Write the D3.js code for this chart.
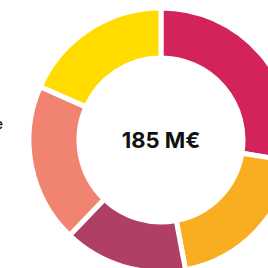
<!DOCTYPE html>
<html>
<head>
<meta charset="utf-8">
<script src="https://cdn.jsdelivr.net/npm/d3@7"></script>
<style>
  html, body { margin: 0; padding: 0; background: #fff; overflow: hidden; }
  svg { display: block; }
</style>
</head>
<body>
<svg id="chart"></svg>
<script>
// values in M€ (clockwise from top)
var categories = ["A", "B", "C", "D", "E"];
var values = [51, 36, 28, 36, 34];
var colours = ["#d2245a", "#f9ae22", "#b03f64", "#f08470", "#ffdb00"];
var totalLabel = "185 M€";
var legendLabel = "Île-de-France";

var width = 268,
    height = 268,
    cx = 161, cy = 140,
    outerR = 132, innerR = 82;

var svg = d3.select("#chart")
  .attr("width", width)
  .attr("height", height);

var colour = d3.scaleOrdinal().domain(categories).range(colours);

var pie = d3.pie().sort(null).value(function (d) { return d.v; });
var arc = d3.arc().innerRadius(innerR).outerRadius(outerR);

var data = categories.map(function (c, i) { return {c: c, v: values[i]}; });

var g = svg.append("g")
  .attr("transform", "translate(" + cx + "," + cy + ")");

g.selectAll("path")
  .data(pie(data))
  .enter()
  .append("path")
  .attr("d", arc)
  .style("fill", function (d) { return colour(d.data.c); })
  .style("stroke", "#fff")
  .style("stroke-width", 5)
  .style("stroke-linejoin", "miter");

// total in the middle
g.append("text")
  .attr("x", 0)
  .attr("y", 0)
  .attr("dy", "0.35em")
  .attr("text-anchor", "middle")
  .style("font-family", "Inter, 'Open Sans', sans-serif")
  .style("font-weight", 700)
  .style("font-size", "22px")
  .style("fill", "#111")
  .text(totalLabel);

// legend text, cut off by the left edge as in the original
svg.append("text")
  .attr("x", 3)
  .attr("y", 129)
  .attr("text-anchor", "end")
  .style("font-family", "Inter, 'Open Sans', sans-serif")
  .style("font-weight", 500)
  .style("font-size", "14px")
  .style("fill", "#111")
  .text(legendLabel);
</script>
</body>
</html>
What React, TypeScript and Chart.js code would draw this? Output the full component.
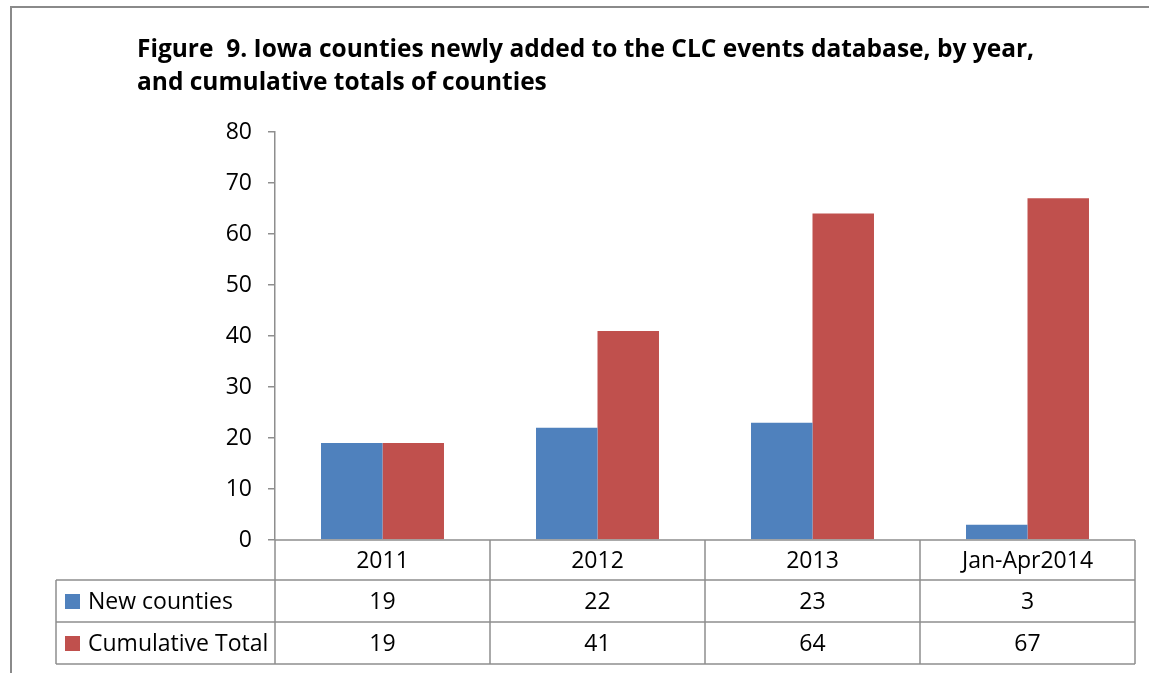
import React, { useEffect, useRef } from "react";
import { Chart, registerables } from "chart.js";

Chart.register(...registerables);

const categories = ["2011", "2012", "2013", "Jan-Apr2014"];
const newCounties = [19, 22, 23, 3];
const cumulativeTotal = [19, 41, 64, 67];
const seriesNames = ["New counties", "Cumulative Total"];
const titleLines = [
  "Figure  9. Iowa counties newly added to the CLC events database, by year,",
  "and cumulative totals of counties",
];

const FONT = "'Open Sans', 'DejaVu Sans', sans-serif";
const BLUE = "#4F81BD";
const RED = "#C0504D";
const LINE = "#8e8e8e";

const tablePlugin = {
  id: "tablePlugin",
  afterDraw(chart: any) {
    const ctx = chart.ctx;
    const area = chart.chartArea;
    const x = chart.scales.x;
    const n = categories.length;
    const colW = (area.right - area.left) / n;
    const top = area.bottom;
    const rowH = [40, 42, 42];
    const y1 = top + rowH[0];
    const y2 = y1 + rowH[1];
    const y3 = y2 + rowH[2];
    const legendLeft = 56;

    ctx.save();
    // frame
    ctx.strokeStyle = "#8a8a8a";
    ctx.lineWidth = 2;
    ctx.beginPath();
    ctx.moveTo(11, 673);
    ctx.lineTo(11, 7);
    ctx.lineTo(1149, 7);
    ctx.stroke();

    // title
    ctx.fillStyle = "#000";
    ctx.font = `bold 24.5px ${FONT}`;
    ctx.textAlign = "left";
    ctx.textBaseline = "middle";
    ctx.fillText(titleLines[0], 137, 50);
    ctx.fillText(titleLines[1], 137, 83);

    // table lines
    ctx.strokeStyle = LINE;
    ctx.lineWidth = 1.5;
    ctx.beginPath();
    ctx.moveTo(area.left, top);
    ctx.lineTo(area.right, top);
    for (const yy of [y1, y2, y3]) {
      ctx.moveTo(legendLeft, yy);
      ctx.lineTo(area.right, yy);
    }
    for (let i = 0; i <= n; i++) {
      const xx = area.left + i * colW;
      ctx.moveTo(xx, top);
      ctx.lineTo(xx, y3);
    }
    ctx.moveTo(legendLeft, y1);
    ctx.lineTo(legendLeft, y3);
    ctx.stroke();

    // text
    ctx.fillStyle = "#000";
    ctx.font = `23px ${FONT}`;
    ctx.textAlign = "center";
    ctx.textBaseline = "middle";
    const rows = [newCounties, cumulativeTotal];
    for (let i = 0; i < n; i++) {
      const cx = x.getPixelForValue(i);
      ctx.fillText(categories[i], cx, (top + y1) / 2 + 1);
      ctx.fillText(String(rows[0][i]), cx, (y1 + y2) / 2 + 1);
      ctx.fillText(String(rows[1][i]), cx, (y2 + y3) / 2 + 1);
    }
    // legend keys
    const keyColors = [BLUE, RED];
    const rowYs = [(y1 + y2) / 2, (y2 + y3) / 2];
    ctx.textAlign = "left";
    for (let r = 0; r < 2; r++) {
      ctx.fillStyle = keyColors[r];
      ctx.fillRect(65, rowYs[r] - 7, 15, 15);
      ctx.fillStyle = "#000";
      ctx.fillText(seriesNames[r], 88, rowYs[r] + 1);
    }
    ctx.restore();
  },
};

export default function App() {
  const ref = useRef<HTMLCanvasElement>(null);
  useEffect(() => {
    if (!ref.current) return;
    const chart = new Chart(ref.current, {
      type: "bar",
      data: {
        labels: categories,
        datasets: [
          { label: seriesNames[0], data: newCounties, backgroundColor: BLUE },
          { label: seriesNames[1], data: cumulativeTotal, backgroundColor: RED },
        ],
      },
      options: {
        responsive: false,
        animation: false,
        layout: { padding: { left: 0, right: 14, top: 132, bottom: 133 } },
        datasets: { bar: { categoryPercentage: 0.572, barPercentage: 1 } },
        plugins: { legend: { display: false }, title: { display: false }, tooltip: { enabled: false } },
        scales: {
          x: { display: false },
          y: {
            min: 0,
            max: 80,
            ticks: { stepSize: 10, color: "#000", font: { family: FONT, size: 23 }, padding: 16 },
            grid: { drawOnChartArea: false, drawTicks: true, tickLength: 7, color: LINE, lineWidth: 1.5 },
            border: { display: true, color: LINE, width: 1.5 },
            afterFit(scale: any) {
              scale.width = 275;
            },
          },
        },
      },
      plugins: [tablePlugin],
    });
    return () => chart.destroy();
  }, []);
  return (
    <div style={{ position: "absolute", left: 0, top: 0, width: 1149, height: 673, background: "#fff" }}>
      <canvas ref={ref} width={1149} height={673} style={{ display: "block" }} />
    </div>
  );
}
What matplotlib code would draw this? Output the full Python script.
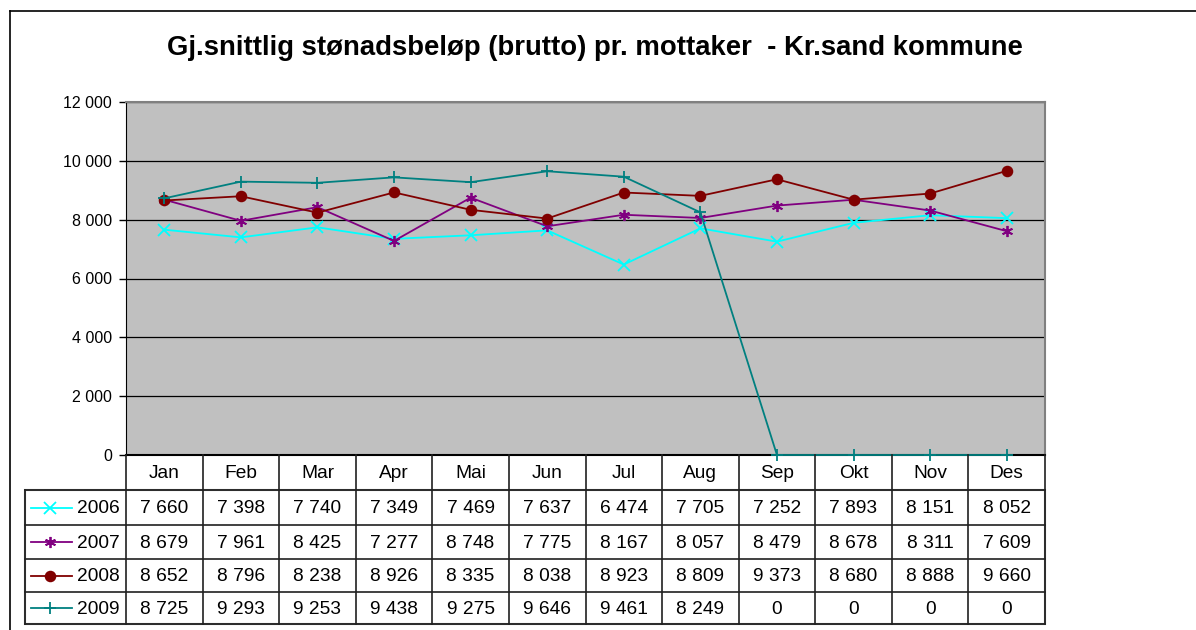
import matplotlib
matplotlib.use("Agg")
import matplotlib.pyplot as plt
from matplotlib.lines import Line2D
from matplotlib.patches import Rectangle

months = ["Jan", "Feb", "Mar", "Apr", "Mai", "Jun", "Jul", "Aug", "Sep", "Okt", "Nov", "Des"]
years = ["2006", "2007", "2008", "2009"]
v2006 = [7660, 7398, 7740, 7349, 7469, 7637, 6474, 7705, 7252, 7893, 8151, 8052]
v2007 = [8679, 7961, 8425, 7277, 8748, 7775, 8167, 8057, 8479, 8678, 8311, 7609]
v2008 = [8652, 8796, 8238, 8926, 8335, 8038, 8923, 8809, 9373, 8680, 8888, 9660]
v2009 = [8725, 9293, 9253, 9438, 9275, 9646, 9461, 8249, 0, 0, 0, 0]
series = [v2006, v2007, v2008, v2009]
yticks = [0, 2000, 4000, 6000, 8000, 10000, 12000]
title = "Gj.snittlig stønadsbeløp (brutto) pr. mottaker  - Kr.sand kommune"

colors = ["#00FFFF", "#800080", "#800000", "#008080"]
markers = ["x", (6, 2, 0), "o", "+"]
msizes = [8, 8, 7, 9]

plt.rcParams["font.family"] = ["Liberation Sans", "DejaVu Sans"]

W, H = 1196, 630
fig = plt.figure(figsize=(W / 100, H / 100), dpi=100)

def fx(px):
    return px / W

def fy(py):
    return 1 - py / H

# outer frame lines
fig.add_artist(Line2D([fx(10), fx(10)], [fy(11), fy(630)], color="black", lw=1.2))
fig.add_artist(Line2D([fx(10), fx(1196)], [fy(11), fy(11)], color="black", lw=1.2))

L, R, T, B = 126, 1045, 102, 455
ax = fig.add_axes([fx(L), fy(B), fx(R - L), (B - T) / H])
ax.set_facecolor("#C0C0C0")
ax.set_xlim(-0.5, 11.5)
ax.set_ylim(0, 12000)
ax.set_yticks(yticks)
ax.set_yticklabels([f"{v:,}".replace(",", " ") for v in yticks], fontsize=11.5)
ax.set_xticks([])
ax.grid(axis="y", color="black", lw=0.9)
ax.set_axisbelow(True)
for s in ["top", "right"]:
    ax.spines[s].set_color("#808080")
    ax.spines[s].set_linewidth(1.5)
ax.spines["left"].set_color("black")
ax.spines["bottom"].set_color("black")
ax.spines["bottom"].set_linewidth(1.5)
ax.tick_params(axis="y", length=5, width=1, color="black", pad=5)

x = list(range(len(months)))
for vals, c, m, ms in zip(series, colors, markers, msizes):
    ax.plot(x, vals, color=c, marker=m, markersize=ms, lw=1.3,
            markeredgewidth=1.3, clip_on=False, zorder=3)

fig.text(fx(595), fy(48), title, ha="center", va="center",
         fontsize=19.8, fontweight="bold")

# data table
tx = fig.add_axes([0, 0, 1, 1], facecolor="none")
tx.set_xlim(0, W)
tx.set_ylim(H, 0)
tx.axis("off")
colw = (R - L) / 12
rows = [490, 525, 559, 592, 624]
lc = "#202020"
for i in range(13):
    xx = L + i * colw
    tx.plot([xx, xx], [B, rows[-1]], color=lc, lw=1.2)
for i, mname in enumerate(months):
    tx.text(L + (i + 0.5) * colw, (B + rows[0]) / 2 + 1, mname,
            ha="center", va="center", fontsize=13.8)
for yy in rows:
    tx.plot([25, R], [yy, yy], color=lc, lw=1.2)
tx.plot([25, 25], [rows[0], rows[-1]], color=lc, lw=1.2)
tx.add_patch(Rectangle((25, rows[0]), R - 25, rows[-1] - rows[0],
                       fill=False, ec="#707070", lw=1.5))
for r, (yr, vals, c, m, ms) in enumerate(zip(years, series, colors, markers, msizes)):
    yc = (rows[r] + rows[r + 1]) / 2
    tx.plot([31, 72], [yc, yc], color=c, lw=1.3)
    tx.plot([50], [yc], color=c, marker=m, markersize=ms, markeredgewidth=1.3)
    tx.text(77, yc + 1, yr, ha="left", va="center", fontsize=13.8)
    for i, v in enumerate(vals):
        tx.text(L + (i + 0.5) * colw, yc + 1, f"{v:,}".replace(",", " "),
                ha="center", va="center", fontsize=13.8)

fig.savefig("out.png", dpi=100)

----------

**TASK DESCRIPTION**
Set down, word for word, the lines from the one holding "What matplotlib code" through the one holding "from matplotlib.patches import Rectangle". Skip the pictures.

**FULL OUTPUT**
What matplotlib code would draw this? Output the full Python script.
import matplotlib
matplotlib.use("Agg")
import matplotlib.pyplot as plt
from matplotlib.lines import Line2D
from matplotlib.patches import Rectangle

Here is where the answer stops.